Truveta is looking to advance the use of large language models (LLMs) in healthcare data analysis by evaluating their performance in extracting data from unstructured clinical documentation, validating the accuracy and consistency of that data, and developing tools for customers to use this extracted data in their scientific studies.
Requirements
- Strong programming skills in R and SQL; experience with Python, PySpark, or Databricks a plus.
- Proven expertise in working with structured health data using medical ontologies such as ICD-10, CPT, NDC, LOINC, SNOMED CT, and RxNorm.
- Experience with statistical methods to evaluate: Performance metrics such as precision, recall, F1 score, Agreement and Reliability, Error and Bias, Robustness
- Experience supporting regulatory-grade Real World Evidence (RWE), Health Outcomes, or payer-facing studies.
- Exposure to clinical phenotyping, NLP, or unstructured data integration.
- Ability to translate statistical output into clinically meaningful insight.
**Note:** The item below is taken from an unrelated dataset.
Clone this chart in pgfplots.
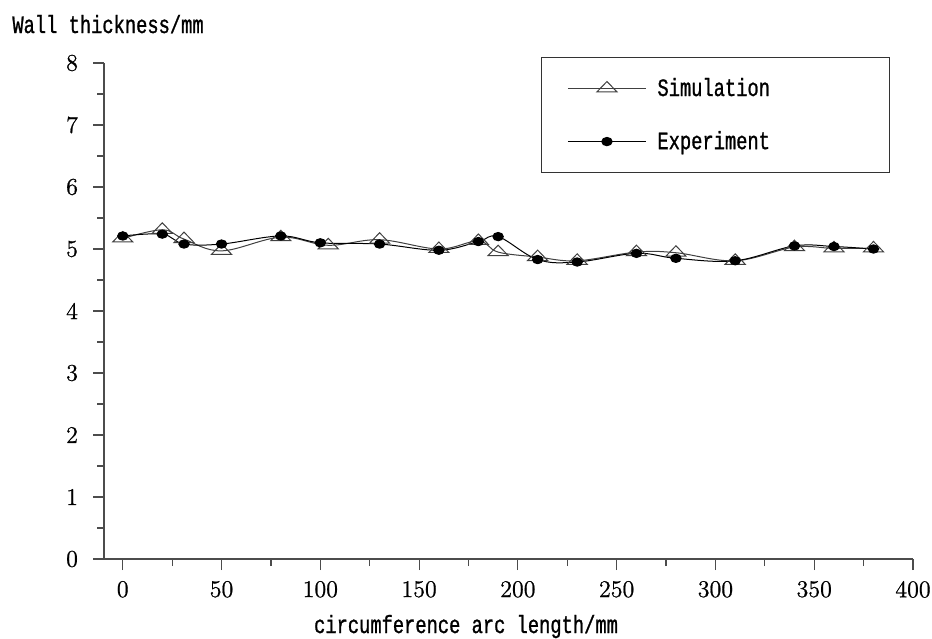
\documentclass[border=0pt]{standalone}
\usepackage{fontspec}
\usepackage{pgfplots}
\pgfplotsset{compat=1.18}
\newfontfamily\labfont[FakeStretch=0.75,FakeBold=1]{Liberation Mono}
\newfontfamily\numfont[FakeBold=0.8]{Latin Modern Roman}

\begin{document}
\begin{tikzpicture}
\useasboundingbox (-52pt,-39.5pt) rectangle (414pt,279.5pt);
\begin{axis}[
    at={(0,0)}, anchor=south west,
    scale only axis,
    width=404.5pt, height=248pt,
    xmin=-9.5, xmax=400,
    ymin=0, ymax=8,
    axis lines=left,
    axis line style={-, black!70, line width=0.6pt},
    tick align=outside,
    major tick length=5.5pt,
    minor tick length=3.5pt,
    tick style={black!70, line width=0.6pt},
    xtick={0,50,...,400},
    ytick={0,1,...,8},
    minor x tick num=1,
    minor y tick num=1,
    /pgf/number format/assume math mode=true,
    ticklabel style={font=\numfont\fontsize{12}{14}\selectfont},
    yticklabel style={xshift=-4pt},
    xticklabel style={yshift=-2pt},
    xlabel={circumference arc length/mm},
    ylabel={Wall thickness/mm},
    every axis x label/.style={at={(rel axis cs:0.4475,0)}, anchor=base,
        yshift=-37pt, inner sep=0pt, font=\labfont\fontsize{12.5}{14}\selectfont},
    every axis y label/.style={at={(rel axis cs:0,1)}, anchor=base west,
        xshift=-46pt, yshift=15pt, inner sep=0pt, font=\labfont\fontsize{12.5}{14}\selectfont},
    legend style={at={(rel axis cs:0.54,1.0115)}, anchor=north west,
        draw=black!80, line width=0.6pt, inner xsep=13pt, inner ysep=7pt,
        row sep=10pt, nodes={inner sep=3pt},
        font=\labfont\fontsize{12.5}{14}\selectfont, cells={anchor=west}},
    legend image code/.code={\draw[mark repeat=2,mark phase=2,#1]
        plot coordinates {(0pt,0pt) (19.5pt,0pt) (39pt,0pt)};},
]
\addplot[
    color=black!75,
    line width=0.5pt,
    smooth, tension=0.6,
    mark=triangle,
    mark size=5.8pt,
    mark options={yscale=0.6, fill=white, draw=black!75, solid}
] coordinates {
    (0,5.17)
    (20,5.31)
    (31,5.16)
    (50,4.97)
    (80,5.19)
    (104,5.06)
    (130,5.15)
    (160,5.00)
    (180,5.13)
    (190,4.95)
    (210,4.87)
    (230,4.81)
    (260,4.95)
    (280,4.94)
    (310,4.81)
    (340,5.03)
    (360,5.01)
    (380,5.01)
};
\addlegendentry{\hspace{2.5pt}\makebox[100pt][l]{Simulation}}
\addplot[
    color=black,
    line width=0.5pt,
    smooth, tension=0.6,
    mark=*,
    mark size=2.6pt,
    mark options={yscale=0.8, fill=black}
] coordinates {
    (0,5.21)
    (20,5.24)
    (31,5.08)
    (50,5.08)
    (80,5.21)
    (100,5.10)
    (130,5.08)
    (160,4.98)
    (180,5.12)
    (190,5.20)
    (210,4.83)
    (230,4.79)
    (260,4.93)
    (280,4.85)
    (310,4.81)
    (340,5.05)
    (360,5.04)
    (380,5.00)
};
\addlegendentry{\hspace{2.5pt}\makebox[100pt][l]{Experiment}}
\end{axis}
\end{tikzpicture}
\end{document}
- 7+ years of applied statistical experience with EHR and/or claims data (e.g., Optum, MarketScan, Flatiron, Epic, Oracle Health (formerly Cerner), CMS).
Responsibilities
- Lead the design and execution of statistical evaluation strategies for Truveta’s AI and clinical models, ensuring rigor and reproducibility.
- Develop and apply advanced statistical methods to evaluate model performance, calibration, generalizability, and bias, especially in the context of real-world data (RWD).
- Guide the use of observational study designs and causal inference techniques to strengthen model evaluation using RWD.
- Partner closely with clinical, data science, and product teams to define evaluation criteria that align with clinical relevance, patient outcomes, and regulatory standards.
- Provide expertise on data quality, missingness, confounding, and heterogeneity in RWD to ensure robust evidence generation.
- Communicate statistical insights and evaluation results effectively to technical teams, clinicians, external stakeholders, and research collaborators, influencing model improvement, validation, and adoption.
- Stay current with evolving best practices in biostatistics, machine learning evaluation, and RWD methodologies, and mentor teams on their application.
Other
- Master’s or Ph.D. in Biostatistics, Mathematics, Epidemiology, Health Economics, Data Science, or related field.
- Strong communication skills (written and verbal)
- Proactive communicator, comfortable working across teams and customers.
- Strong documentation habits and commitment to reproducibility.
- All applicants must be authorized to work in the United States for any employer as we are unable to sponsor work visas or permits (e.g. F-1 OPT, H1-B) at this time.